PROVIDED RECORDS
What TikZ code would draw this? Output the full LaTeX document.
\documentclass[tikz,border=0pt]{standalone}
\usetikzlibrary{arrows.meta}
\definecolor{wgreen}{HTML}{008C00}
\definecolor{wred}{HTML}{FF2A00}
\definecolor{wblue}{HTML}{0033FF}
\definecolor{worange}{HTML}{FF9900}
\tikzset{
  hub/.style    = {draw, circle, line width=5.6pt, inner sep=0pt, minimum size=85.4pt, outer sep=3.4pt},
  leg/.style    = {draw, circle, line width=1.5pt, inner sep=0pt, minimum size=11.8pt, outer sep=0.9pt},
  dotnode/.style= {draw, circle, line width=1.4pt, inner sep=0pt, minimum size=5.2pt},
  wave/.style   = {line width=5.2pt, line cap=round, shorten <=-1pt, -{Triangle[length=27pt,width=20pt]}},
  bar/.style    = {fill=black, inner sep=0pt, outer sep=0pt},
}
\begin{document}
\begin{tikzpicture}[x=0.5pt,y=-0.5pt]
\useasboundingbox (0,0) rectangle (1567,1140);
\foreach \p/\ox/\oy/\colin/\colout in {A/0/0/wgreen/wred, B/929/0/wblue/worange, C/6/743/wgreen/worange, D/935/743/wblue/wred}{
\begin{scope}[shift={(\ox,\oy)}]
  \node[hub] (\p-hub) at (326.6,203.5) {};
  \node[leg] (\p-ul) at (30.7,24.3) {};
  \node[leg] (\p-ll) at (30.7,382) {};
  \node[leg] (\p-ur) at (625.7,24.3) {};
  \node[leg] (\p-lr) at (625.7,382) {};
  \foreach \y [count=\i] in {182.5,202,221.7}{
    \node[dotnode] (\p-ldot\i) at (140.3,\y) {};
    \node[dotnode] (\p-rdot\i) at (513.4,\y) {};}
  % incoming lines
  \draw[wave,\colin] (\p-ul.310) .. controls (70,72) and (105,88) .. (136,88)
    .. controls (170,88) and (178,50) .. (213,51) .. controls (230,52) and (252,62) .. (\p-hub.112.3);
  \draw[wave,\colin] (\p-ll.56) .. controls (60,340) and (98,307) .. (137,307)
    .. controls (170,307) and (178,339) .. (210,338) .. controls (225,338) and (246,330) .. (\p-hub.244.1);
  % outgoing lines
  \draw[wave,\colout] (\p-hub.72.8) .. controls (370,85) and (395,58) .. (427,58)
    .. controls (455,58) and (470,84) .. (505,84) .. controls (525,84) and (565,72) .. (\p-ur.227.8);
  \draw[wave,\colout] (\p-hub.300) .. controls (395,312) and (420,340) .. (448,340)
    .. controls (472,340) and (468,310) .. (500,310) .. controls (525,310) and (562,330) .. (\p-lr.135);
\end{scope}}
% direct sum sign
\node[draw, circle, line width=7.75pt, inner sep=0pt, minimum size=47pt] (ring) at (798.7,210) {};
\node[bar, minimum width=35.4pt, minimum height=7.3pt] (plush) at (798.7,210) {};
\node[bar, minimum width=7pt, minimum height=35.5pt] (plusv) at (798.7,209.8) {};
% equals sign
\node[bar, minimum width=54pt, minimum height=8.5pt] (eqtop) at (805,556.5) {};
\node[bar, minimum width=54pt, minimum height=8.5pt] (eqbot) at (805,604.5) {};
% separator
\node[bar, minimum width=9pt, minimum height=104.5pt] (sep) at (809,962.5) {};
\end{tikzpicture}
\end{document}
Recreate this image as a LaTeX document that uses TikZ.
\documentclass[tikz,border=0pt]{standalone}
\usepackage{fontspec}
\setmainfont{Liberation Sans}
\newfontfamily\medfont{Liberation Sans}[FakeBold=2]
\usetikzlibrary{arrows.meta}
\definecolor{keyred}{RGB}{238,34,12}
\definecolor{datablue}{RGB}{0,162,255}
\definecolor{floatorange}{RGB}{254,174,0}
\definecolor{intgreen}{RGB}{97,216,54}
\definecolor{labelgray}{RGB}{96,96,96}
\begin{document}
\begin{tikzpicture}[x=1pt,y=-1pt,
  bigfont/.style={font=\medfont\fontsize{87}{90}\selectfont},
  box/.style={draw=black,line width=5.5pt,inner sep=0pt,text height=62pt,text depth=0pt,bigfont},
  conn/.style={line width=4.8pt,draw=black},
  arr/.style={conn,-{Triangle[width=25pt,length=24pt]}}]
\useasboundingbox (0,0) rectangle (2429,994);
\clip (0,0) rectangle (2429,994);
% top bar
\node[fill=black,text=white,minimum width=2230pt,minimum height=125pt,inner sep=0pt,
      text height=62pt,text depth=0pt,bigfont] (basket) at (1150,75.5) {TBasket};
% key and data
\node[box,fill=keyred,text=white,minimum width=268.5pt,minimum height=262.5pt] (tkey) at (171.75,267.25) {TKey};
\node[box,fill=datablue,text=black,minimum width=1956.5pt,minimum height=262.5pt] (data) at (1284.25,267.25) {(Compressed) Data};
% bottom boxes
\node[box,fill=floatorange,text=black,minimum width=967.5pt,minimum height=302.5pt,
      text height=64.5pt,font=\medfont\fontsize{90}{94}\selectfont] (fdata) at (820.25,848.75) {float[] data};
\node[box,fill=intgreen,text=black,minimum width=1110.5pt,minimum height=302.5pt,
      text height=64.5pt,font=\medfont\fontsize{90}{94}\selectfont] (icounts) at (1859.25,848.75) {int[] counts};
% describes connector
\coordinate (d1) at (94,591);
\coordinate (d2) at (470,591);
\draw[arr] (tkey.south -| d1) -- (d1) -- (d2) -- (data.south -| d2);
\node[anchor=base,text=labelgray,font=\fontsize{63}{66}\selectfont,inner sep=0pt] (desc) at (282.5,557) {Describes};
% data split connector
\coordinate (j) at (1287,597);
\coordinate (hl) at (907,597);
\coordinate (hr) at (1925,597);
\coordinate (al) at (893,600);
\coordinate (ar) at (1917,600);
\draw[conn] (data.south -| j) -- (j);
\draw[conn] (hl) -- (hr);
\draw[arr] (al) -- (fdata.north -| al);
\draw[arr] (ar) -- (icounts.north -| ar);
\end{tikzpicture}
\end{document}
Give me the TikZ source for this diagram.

EXERCISE PROMPT
Return the material exactly as it stands.

ANSWER IN FULL
What TikZ code would draw this? Output the full LaTeX document.
\documentclass[tikz,border=0pt]{standalone}
\usetikzlibrary{arrows.meta}
\definecolor{wgreen}{HTML}{008C00}
\definecolor{wred}{HTML}{FF2A00}
\definecolor{wblue}{HTML}{0033FF}
\definecolor{worange}{HTML}{FF9900}
\tikzset{
  hub/.style    = {draw, circle, line width=5.6pt, inner sep=0pt, minimum size=85.4pt, outer sep=3.4pt},
  leg/.style    = {draw, circle, line width=1.5pt, inner sep=0pt, minimum size=11.8pt, outer sep=0.9pt},
  dotnode/.style= {draw, circle, line width=1.4pt, inner sep=0pt, minimum size=5.2pt},
  wave/.style   = {line width=5.2pt, line cap=round, shorten <=-1pt, -{Triangle[length=27pt,width=20pt]}},
  bar/.style    = {fill=black, inner sep=0pt, outer sep=0pt},
}
\begin{document}
\begin{tikzpicture}[x=0.5pt,y=-0.5pt]
\useasboundingbox (0,0) rectangle (1567,1140);
\foreach \p/\ox/\oy/\colin/\colout in {A/0/0/wgreen/wred, B/929/0/wblue/worange, C/6/743/wgreen/worange, D/935/743/wblue/wred}{
\begin{scope}[shift={(\ox,\oy)}]
  \node[hub] (\p-hub) at (326.6,203.5) {};
  \node[leg] (\p-ul) at (30.7,24.3) {};
  \node[leg] (\p-ll) at (30.7,382) {};
  \node[leg] (\p-ur) at (625.7,24.3) {};
  \node[leg] (\p-lr) at (625.7,382) {};
  \foreach \y [count=\i] in {182.5,202,221.7}{
    \node[dotnode] (\p-ldot\i) at (140.3,\y) {};
    \node[dotnode] (\p-rdot\i) at (513.4,\y) {};}
  % incoming lines
  \draw[wave,\colin] (\p-ul.310) .. controls (70,72) and (105,88) .. (136,88)
    .. controls (170,88) and (178,50) .. (213,51) .. controls (230,52) and (252,62) .. (\p-hub.112.3);
  \draw[wave,\colin] (\p-ll.56) .. controls (60,340) and (98,307) .. (137,307)
    .. controls (170,307) and (178,339) .. (210,338) .. controls (225,338) and (246,330) .. (\p-hub.244.1);
  % outgoing lines
  \draw[wave,\colout] (\p-hub.72.8) .. controls (370,85) and (395,58) .. (427,58)
    .. controls (455,58) and (470,84) .. (505,84) .. controls (525,84) and (565,72) .. (\p-ur.227.8);
  \draw[wave,\colout] (\p-hub.300) .. controls (395,312) and (420,340) .. (448,340)
    .. controls (472,340) and (468,310) .. (500,310) .. controls (525,310) and (562,330) .. (\p-lr.135);
\end{scope}}
% direct sum sign
\node[draw, circle, line width=7.75pt, inner sep=0pt, minimum size=47pt] (ring) at (798.7,210) {};
\node[bar, minimum width=35.4pt, minimum height=7.3pt] (plush) at (798.7,210) {};
\node[bar, minimum width=7pt, minimum height=35.5pt] (plusv) at (798.7,209.8) {};
% equals sign
\node[bar, minimum width=54pt, minimum height=8.5pt] (eqtop) at (805,556.5) {};
\node[bar, minimum width=54pt, minimum height=8.5pt] (eqbot) at (805,604.5) {};
% separator
\node[bar, minimum width=9pt, minimum height=104.5pt] (sep) at (809,962.5) {};
\end{tikzpicture}
\end{document}
Recreate this image as a LaTeX document that uses TikZ.
\documentclass[tikz,border=0pt]{standalone}
\usepackage{fontspec}
\setmainfont{Liberation Sans}
\newfontfamily\medfont{Liberation Sans}[FakeBold=2]
\usetikzlibrary{arrows.meta}
\definecolor{keyred}{RGB}{238,34,12}
\definecolor{datablue}{RGB}{0,162,255}
\definecolor{floatorange}{RGB}{254,174,0}
\definecolor{intgreen}{RGB}{97,216,54}
\definecolor{labelgray}{RGB}{96,96,96}
\begin{document}
\begin{tikzpicture}[x=1pt,y=-1pt,
  bigfont/.style={font=\medfont\fontsize{87}{90}\selectfont},
  box/.style={draw=black,line width=5.5pt,inner sep=0pt,text height=62pt,text depth=0pt,bigfont},
  conn/.style={line width=4.8pt,draw=black},
  arr/.style={conn,-{Triangle[width=25pt,length=24pt]}}]
\useasboundingbox (0,0) rectangle (2429,994);
\clip (0,0) rectangle (2429,994);
% top bar
\node[fill=black,text=white,minimum width=2230pt,minimum height=125pt,inner sep=0pt,
      text height=62pt,text depth=0pt,bigfont] (basket) at (1150,75.5) {TBasket};
% key and data
\node[box,fill=keyred,text=white,minimum width=268.5pt,minimum height=262.5pt] (tkey) at (171.75,267.25) {TKey};
\node[box,fill=datablue,text=black,minimum width=1956.5pt,minimum height=262.5pt] (data) at (1284.25,267.25) {(Compressed) Data};
% bottom boxes
\node[box,fill=floatorange,text=black,minimum width=967.5pt,minimum height=302.5pt,
      text height=64.5pt,font=\medfont\fontsize{90}{94}\selectfont] (fdata) at (820.25,848.75) {float[] data};
\node[box,fill=intgreen,text=black,minimum width=1110.5pt,minimum height=302.5pt,
      text height=64.5pt,font=\medfont\fontsize{90}{94}\selectfont] (icounts) at (1859.25,848.75) {int[] counts};
% describes connector
\coordinate (d1) at (94,591);
\coordinate (d2) at (470,591);
\draw[arr] (tkey.south -| d1) -- (d1) -- (d2) -- (data.south -| d2);
\node[anchor=base,text=labelgray,font=\fontsize{63}{66}\selectfont,inner sep=0pt] (desc) at (282.5,557) {Describes};
% data split connector
\coordinate (j) at (1287,597);
\coordinate (hl) at (907,597);
\coordinate (hr) at (1925,597);
\coordinate (al) at (893,600);
\coordinate (ar) at (1917,600);
\draw[conn] (data.south -| j) -- (j);
\draw[conn] (hl) -- (hr);
\draw[arr] (al) -- (fdata.north -| al);
\draw[arr] (ar) -- (icounts.north -| ar);
\end{tikzpicture}
\end{document}
Give me the TikZ source for this diagram.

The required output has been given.